WORK TO DO :: Which lines of the records contain "script"? Collect every one of them.

GIVEN INFORMATION ::
________________________
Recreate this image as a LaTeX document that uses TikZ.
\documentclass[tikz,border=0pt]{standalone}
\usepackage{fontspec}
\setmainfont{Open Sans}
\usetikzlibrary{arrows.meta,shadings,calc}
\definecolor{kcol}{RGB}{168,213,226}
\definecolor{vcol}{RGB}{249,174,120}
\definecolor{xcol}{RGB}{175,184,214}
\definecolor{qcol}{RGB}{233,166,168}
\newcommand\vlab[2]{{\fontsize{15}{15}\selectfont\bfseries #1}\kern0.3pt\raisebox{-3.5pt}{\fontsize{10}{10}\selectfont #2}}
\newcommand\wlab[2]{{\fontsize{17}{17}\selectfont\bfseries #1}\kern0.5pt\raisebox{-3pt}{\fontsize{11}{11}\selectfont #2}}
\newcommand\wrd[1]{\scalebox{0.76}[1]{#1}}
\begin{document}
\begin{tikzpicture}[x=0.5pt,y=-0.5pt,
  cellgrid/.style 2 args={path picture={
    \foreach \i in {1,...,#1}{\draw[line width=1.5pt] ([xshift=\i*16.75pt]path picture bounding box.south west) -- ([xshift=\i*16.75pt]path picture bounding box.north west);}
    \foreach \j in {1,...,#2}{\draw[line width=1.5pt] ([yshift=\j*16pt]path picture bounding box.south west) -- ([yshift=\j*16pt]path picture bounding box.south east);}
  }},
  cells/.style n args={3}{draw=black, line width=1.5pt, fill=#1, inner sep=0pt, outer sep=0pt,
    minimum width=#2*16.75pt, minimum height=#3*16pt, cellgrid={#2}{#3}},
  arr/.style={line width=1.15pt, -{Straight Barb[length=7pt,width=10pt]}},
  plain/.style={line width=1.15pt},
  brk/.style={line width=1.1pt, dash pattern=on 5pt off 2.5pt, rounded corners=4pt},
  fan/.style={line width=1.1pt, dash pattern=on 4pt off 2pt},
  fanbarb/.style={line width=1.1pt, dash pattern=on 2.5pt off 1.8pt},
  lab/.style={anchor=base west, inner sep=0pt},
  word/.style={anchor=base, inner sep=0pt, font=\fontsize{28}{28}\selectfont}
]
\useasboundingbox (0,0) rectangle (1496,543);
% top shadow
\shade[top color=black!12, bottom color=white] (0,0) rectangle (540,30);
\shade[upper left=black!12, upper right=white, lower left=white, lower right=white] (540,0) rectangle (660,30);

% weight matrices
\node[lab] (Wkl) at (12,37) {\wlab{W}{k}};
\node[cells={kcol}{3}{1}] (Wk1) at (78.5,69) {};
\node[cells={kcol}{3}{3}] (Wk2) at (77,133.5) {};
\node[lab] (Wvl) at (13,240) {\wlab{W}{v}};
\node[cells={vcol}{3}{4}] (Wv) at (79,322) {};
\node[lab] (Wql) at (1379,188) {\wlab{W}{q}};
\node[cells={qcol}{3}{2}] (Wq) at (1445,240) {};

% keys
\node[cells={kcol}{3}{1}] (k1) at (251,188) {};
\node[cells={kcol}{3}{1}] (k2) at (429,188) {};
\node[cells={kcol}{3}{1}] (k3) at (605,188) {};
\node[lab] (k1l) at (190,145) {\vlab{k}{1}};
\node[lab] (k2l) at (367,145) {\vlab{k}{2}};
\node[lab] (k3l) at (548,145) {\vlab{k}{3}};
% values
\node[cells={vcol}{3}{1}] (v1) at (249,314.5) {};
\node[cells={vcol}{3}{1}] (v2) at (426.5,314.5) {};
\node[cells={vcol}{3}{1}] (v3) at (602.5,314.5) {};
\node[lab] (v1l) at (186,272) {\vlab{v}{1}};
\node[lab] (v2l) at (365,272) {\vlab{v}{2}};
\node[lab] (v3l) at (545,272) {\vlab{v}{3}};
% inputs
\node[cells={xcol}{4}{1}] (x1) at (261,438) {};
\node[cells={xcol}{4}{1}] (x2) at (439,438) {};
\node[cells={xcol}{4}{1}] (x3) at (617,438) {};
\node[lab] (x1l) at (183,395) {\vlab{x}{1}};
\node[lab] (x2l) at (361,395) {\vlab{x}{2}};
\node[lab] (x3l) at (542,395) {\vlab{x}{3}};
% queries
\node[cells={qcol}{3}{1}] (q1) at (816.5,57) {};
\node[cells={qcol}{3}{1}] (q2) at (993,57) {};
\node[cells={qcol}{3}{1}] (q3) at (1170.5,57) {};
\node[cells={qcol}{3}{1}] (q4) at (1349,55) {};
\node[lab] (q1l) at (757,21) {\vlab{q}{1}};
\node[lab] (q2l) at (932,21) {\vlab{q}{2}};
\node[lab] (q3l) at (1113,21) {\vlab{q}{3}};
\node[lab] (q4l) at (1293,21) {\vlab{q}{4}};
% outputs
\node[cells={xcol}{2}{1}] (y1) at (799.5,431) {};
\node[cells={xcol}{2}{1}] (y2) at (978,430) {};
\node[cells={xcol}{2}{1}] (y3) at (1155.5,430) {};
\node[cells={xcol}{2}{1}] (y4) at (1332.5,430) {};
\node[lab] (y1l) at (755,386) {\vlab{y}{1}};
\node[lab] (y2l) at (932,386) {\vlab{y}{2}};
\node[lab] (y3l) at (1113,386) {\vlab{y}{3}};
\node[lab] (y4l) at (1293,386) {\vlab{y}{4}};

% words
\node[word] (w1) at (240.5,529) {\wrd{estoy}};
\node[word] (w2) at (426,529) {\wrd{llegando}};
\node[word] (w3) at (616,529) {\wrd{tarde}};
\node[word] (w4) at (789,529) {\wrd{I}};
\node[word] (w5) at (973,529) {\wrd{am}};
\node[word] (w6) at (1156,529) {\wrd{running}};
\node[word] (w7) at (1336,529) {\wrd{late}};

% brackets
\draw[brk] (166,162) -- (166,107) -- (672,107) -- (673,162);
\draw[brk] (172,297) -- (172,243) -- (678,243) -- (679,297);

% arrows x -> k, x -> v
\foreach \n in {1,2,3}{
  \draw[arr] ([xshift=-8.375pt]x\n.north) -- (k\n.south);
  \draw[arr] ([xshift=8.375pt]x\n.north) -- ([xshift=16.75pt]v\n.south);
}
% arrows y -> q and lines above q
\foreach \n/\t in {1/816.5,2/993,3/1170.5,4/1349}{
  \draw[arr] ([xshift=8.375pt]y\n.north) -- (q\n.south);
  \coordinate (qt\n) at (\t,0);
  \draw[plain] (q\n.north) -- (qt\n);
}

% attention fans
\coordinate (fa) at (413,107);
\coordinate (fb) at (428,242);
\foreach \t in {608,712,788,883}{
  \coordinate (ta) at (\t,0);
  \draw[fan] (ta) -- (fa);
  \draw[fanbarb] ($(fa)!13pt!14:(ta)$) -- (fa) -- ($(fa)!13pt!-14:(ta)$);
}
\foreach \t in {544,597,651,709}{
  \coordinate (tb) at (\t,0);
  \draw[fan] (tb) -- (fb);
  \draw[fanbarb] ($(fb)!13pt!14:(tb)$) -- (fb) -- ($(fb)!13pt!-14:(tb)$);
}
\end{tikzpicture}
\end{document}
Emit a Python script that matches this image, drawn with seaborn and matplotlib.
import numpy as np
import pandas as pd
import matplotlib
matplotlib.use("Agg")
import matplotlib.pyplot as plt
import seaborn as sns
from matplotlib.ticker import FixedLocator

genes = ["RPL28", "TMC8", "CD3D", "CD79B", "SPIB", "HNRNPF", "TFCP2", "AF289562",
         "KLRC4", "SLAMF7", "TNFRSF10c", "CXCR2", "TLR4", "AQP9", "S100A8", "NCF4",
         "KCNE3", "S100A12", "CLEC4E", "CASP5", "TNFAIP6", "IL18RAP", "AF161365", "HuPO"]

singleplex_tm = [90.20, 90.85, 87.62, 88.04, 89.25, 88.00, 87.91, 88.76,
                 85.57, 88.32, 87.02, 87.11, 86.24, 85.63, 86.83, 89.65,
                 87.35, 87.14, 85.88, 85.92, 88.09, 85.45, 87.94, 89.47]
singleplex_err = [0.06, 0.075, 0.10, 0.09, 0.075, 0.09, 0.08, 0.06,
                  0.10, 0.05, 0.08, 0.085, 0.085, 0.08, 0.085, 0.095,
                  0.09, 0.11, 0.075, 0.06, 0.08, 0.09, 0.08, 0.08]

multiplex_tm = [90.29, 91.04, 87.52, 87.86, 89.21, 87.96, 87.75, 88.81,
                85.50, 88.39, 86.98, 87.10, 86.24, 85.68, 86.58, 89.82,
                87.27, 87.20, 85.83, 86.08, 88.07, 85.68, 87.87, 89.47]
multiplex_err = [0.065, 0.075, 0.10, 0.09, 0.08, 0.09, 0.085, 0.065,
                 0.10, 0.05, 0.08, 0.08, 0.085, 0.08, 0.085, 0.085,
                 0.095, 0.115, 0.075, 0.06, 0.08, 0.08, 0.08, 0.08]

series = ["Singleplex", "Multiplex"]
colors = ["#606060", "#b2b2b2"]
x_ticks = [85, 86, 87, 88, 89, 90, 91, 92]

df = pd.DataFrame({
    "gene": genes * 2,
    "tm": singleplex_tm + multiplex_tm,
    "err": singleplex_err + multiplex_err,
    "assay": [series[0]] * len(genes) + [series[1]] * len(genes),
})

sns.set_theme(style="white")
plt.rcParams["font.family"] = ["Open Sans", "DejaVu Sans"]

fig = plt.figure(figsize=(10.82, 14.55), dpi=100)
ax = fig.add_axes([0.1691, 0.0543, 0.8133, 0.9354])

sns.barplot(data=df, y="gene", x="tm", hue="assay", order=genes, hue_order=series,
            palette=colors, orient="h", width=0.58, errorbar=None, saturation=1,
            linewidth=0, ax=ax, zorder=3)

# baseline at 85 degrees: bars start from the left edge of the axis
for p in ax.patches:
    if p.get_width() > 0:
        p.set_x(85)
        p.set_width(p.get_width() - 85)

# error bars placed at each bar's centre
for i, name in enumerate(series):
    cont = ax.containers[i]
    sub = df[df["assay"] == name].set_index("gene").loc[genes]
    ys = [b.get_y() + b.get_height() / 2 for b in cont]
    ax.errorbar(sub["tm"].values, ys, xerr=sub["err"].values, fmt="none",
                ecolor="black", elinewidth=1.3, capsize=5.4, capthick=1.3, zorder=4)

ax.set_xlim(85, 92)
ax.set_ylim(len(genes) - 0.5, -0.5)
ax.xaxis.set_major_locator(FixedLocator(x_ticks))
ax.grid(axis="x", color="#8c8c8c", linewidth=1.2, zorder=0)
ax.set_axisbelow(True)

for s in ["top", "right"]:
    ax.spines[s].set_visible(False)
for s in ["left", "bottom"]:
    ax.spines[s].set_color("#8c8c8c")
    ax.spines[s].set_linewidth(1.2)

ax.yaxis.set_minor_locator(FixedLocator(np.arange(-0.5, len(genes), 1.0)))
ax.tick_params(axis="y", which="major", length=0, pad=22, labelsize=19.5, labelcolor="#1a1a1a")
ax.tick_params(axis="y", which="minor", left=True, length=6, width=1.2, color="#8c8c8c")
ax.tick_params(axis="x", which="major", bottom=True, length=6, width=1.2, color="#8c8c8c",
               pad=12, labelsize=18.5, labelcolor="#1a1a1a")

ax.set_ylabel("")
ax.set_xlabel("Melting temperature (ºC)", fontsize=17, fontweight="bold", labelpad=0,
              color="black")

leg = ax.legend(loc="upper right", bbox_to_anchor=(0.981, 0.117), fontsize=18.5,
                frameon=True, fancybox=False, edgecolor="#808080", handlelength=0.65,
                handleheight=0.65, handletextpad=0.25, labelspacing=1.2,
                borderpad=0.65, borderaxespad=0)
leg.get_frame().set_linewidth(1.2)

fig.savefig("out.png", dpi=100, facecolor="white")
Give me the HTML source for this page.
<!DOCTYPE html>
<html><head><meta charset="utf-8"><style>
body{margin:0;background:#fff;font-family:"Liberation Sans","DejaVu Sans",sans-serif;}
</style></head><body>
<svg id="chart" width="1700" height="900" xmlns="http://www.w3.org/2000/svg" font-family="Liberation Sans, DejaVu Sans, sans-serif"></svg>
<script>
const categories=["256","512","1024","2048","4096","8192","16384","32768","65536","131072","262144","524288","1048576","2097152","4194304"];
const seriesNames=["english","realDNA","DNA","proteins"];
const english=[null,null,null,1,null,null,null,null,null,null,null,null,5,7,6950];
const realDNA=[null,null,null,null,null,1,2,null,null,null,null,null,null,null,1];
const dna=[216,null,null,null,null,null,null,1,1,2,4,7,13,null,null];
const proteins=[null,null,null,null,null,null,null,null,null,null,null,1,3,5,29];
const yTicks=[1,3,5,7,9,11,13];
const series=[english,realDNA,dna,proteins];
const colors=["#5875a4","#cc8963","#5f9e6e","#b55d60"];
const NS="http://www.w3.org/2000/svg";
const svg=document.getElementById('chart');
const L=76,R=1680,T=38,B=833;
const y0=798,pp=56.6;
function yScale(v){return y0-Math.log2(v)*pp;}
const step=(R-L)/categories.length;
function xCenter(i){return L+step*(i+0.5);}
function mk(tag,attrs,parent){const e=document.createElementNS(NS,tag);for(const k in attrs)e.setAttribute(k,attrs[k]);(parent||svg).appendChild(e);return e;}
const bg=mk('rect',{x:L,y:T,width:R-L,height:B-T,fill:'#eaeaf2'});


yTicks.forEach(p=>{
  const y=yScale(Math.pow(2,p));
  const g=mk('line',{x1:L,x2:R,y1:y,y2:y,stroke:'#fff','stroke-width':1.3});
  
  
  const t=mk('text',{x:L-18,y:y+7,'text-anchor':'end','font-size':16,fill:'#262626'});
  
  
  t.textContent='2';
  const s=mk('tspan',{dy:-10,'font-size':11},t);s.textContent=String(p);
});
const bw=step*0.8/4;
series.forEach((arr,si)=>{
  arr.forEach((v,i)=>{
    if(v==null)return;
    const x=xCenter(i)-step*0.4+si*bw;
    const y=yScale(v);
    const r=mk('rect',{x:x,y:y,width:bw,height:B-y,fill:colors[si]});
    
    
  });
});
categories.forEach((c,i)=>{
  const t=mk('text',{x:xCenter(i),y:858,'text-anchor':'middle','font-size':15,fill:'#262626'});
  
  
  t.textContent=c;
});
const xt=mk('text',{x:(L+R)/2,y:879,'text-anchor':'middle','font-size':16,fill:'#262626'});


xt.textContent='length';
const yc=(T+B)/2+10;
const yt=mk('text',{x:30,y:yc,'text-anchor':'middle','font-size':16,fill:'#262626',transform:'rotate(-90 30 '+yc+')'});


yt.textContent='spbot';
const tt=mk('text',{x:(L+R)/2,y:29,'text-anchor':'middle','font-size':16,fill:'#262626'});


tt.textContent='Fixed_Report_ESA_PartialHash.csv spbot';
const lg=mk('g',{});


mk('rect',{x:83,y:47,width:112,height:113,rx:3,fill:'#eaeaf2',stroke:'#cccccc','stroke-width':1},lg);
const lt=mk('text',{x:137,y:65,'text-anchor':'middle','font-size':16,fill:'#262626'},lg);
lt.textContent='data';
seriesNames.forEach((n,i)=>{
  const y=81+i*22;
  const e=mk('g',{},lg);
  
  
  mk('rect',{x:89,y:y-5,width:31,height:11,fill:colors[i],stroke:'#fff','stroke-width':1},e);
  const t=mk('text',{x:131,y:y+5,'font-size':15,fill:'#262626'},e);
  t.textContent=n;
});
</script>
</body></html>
________________________
ANSWER TO THIS EXERCISE ::
Emit a Python script that matches this image, drawn with seaborn and matplotlib.
<script>
</script>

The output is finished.